Problem description:
Below is a listing to transcribe in full and exactly; keep the pictures out.
## START Data section
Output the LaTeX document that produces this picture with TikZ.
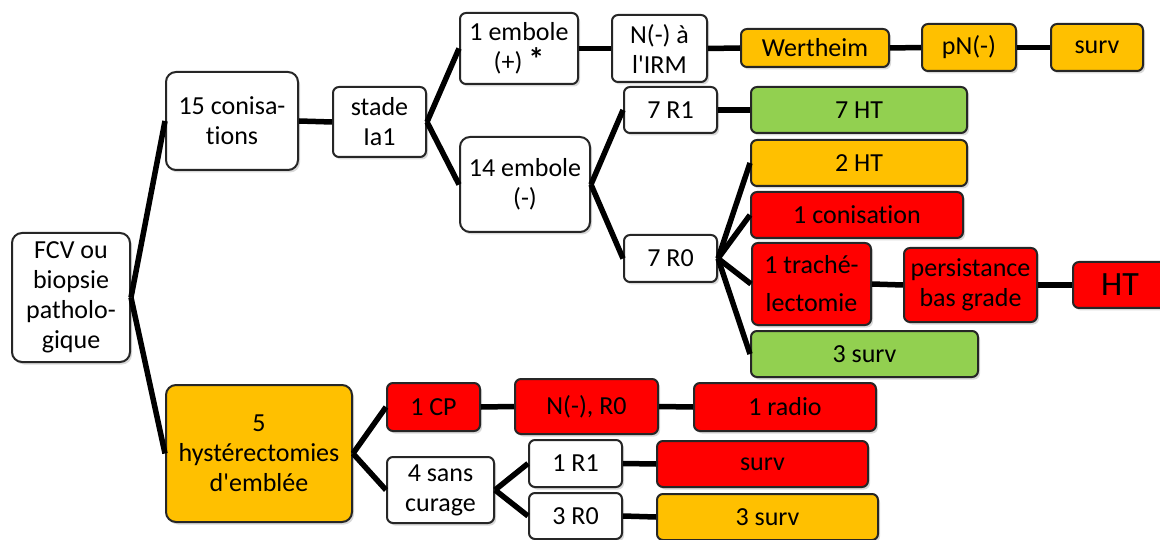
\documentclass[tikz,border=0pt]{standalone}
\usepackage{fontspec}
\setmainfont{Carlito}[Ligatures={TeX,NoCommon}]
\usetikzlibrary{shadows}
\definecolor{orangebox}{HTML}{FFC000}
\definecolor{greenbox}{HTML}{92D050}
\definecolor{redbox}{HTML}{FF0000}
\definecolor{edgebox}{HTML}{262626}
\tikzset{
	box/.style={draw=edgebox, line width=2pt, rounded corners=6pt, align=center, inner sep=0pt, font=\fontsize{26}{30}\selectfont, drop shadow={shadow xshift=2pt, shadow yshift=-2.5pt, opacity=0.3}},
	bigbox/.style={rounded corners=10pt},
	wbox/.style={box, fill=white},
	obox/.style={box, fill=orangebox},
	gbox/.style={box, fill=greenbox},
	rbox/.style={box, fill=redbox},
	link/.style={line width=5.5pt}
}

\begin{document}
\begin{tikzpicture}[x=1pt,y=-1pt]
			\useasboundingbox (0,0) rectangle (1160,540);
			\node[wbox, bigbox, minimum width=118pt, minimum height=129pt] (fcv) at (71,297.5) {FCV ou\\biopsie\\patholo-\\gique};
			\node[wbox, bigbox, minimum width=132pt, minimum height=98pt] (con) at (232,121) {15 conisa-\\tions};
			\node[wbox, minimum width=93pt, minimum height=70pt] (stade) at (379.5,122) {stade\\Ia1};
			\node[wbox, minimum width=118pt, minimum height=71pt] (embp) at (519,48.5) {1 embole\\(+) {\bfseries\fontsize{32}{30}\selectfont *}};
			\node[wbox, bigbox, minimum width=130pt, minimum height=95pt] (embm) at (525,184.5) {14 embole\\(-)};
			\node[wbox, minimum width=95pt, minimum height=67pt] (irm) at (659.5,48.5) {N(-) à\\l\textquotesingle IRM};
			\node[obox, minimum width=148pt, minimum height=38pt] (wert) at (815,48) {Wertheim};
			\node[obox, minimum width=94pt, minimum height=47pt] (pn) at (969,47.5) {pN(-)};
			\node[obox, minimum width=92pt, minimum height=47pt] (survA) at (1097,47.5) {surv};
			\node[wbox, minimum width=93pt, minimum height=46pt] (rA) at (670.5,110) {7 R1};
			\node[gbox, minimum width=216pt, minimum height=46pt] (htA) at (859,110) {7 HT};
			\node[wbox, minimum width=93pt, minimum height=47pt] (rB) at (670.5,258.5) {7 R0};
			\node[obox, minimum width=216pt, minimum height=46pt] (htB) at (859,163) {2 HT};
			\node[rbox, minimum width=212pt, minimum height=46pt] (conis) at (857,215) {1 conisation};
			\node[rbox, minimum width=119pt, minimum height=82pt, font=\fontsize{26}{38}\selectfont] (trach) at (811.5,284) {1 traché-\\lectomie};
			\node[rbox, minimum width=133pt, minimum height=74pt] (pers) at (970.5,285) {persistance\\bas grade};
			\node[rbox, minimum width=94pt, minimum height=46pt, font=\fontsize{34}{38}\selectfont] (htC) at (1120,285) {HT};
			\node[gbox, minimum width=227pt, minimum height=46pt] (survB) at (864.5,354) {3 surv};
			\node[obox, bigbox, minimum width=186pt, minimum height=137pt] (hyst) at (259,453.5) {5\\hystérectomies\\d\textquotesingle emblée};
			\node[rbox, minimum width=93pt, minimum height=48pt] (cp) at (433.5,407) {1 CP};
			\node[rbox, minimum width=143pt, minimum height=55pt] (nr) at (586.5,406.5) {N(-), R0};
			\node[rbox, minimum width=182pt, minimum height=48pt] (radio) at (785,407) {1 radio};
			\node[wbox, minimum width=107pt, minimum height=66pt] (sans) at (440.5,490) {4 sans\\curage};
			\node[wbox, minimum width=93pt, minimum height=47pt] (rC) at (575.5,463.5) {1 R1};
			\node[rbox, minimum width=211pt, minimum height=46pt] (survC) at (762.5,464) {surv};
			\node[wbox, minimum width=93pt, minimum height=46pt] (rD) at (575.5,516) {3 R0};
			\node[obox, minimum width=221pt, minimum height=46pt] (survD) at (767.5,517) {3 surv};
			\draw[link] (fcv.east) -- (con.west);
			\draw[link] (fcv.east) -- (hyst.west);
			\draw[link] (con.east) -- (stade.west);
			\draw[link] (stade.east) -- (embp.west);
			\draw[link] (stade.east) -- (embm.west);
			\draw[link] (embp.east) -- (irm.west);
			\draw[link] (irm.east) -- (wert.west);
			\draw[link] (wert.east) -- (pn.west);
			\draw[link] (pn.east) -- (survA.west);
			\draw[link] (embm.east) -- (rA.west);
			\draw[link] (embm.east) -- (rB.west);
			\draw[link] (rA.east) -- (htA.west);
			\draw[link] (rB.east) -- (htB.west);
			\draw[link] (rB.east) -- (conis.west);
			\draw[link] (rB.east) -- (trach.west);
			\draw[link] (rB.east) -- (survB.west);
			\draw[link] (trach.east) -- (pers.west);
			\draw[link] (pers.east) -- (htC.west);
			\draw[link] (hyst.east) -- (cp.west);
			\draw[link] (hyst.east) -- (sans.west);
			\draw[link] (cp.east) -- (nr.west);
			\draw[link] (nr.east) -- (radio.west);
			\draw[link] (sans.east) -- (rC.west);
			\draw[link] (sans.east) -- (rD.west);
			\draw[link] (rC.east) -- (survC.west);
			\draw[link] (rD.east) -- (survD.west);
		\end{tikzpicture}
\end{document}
## END Data section
Answer to this problem:
Output the LaTeX document that produces this picture with TikZ.
\documentclass[tikz,border=0pt]{standalone}
\usepackage{fontspec}
\setmainfont{Carlito}[Ligatures={TeX,NoCommon}]
\usetikzlibrary{shadows}
\definecolor{orangebox}{HTML}{FFC000}
\definecolor{greenbox}{HTML}{92D050}
\definecolor{redbox}{HTML}{FF0000}
\definecolor{edgebox}{HTML}{262626}
\tikzset{
	box/.style={draw=edgebox, line width=2pt, rounded corners=6pt, align=center, inner sep=0pt, font=\fontsize{26}{30}\selectfont, drop shadow={shadow xshift=2pt, shadow yshift=-2.5pt, opacity=0.3}},
	bigbox/.style={rounded corners=10pt},
	wbox/.style={box, fill=white},
	obox/.style={box, fill=orangebox},
	gbox/.style={box, fill=greenbox},
	rbox/.style={box, fill=redbox},
	link/.style={line width=5.5pt}
}

\begin{document}
\begin{tikzpicture}[x=1pt,y=-1pt]
			\useasboundingbox (0,0) rectangle (1160,540);
			\node[wbox, bigbox, minimum width=118pt, minimum height=129pt] (fcv) at (71,297.5) {FCV ou\\biopsie\\patholo-\\gique};
			\node[wbox, bigbox, minimum width=132pt, minimum height=98pt] (con) at (232,121) {15 conisa-\\tions};
			\node[wbox, minimum width=93pt, minimum height=70pt] (stade) at (379.5,122) {stade\\Ia1};
			\node[wbox, minimum width=118pt, minimum height=71pt] (embp) at (519,48.5) {1 embole\\(+) {\bfseries\fontsize{32}{30}\selectfont *}};
			\node[wbox, bigbox, minimum width=130pt, minimum height=95pt] (embm) at (525,184.5) {14 embole\\(-)};
			\node[wbox, minimum width=95pt, minimum height=67pt] (irm) at (659.5,48.5) {N(-) à\\l\textquotesingle IRM};
			\node[obox, minimum width=148pt, minimum height=38pt] (wert) at (815,48) {Wertheim};
			\node[obox, minimum width=94pt, minimum height=47pt] (pn) at (969,47.5) {pN(-)};
			\node[obox, minimum width=92pt, minimum height=47pt] (survA) at (1097,47.5) {surv};
			\node[wbox, minimum width=93pt, minimum height=46pt] (rA) at (670.5,110) {7 R1};
			\node[gbox, minimum width=216pt, minimum height=46pt] (htA) at (859,110) {7 HT};
			\node[wbox, minimum width=93pt, minimum height=47pt] (rB) at (670.5,258.5) {7 R0};
			\node[obox, minimum width=216pt, minimum height=46pt] (htB) at (859,163) {2 HT};
			\node[rbox, minimum width=212pt, minimum height=46pt] (conis) at (857,215) {1 conisation};
			\node[rbox, minimum width=119pt, minimum height=82pt, font=\fontsize{26}{38}\selectfont] (trach) at (811.5,284) {1 traché-\\lectomie};
			\node[rbox, minimum width=133pt, minimum height=74pt] (pers) at (970.5,285) {persistance\\bas grade};
			\node[rbox, minimum width=94pt, minimum height=46pt, font=\fontsize{34}{38}\selectfont] (htC) at (1120,285) {HT};
			\node[gbox, minimum width=227pt, minimum height=46pt] (survB) at (864.5,354) {3 surv};
			\node[obox, bigbox, minimum width=186pt, minimum height=137pt] (hyst) at (259,453.5) {5\\hystérectomies\\d\textquotesingle emblée};
			\node[rbox, minimum width=93pt, minimum height=48pt] (cp) at (433.5,407) {1 CP};
			\node[rbox, minimum width=143pt, minimum height=55pt] (nr) at (586.5,406.5) {N(-), R0};
			\node[rbox, minimum width=182pt, minimum height=48pt] (radio) at (785,407) {1 radio};
			\node[wbox, minimum width=107pt, minimum height=66pt] (sans) at (440.5,490) {4 sans\\curage};
			\node[wbox, minimum width=93pt, minimum height=47pt] (rC) at (575.5,463.5) {1 R1};
			\node[rbox, minimum width=211pt, minimum height=46pt] (survC) at (762.5,464) {surv};
			\node[wbox, minimum width=93pt, minimum height=46pt] (rD) at (575.5,516) {3 R0};
			\node[obox, minimum width=221pt, minimum height=46pt] (survD) at (767.5,517) {3 surv};
			\draw[link] (fcv.east) -- (con.west);
			\draw[link] (fcv.east) -- (hyst.west);
			\draw[link] (con.east) -- (stade.west);
			\draw[link] (stade.east) -- (embp.west);
			\draw[link] (stade.east) -- (embm.west);
			\draw[link] (embp.east) -- (irm.west);
			\draw[link] (irm.east) -- (wert.west);
			\draw[link] (wert.east) -- (pn.west);
			\draw[link] (pn.east) -- (survA.west);
			\draw[link] (embm.east) -- (rA.west);
			\draw[link] (embm.east) -- (rB.west);
			\draw[link] (rA.east) -- (htA.west);
			\draw[link] (rB.east) -- (htB.west);
			\draw[link] (rB.east) -- (conis.west);
			\draw[link] (rB.east) -- (trach.west);
			\draw[link] (rB.east) -- (survB.west);
			\draw[link] (trach.east) -- (pers.west);
			\draw[link] (pers.east) -- (htC.west);
			\draw[link] (hyst.east) -- (cp.west);
			\draw[link] (hyst.east) -- (sans.west);
			\draw[link] (cp.east) -- (nr.west);
			\draw[link] (nr.east) -- (radio.west);
			\draw[link] (sans.east) -- (rC.west);
			\draw[link] (sans.east) -- (rD.west);
			\draw[link] (rC.east) -- (survC.west);
			\draw[link] (rD.east) -- (survD.west);
		\end{tikzpicture}
\end{document}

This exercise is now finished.